Now, sales to poorer countries outside the EU could be made difficult or impossible by a new End-of-Life Vehicles Directive. The Greens in the EU propose to exclude used vehicles from resale if the cost of repair is higher than the value of the vehicle. The same is to apply to vehicles that are below the Euro 5 emission class. As a reminder, diesel and petrol trucks have Euro class 4 if they were first registered before 1 October 2009. Passenger cars must have been registered before 1.1.2011.

The German Association of the Automotive Industry (VDA) emphasises that a new regulation of the directive should primarily be about the fight against illegal car exports. However, reselling used cars often makes more ecological sense than scrapping them. The crux of the matter is labour costs: a vehicle that is not worth repairing in Europe because of high labour costs can be repaired in Africa for a fraction of the price. After all, labour costs and repair costs are many times lower in Africa. In the case of a small car, a dented door is often enough to stop the export.
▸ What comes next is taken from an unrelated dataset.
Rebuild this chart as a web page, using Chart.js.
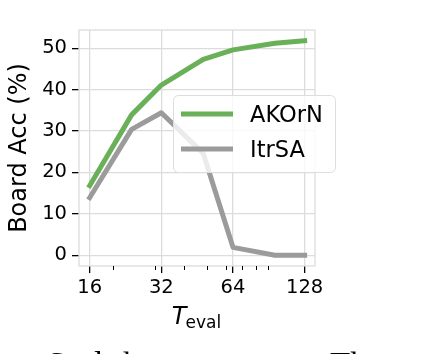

If the EU were to tighten export rules, many exporters of used cars would see their existence threatened. The market for used cars would simply be taken over by the USA and China. Nothing would be gained for the environment. The whole thing seems more like expropriation through the back door for the benefit of the car industry. Functioning Euro 4 vehicles would lose their sales value and be declared scrap. This is to the detriment of all consumers who do not want or cannot afford a new car.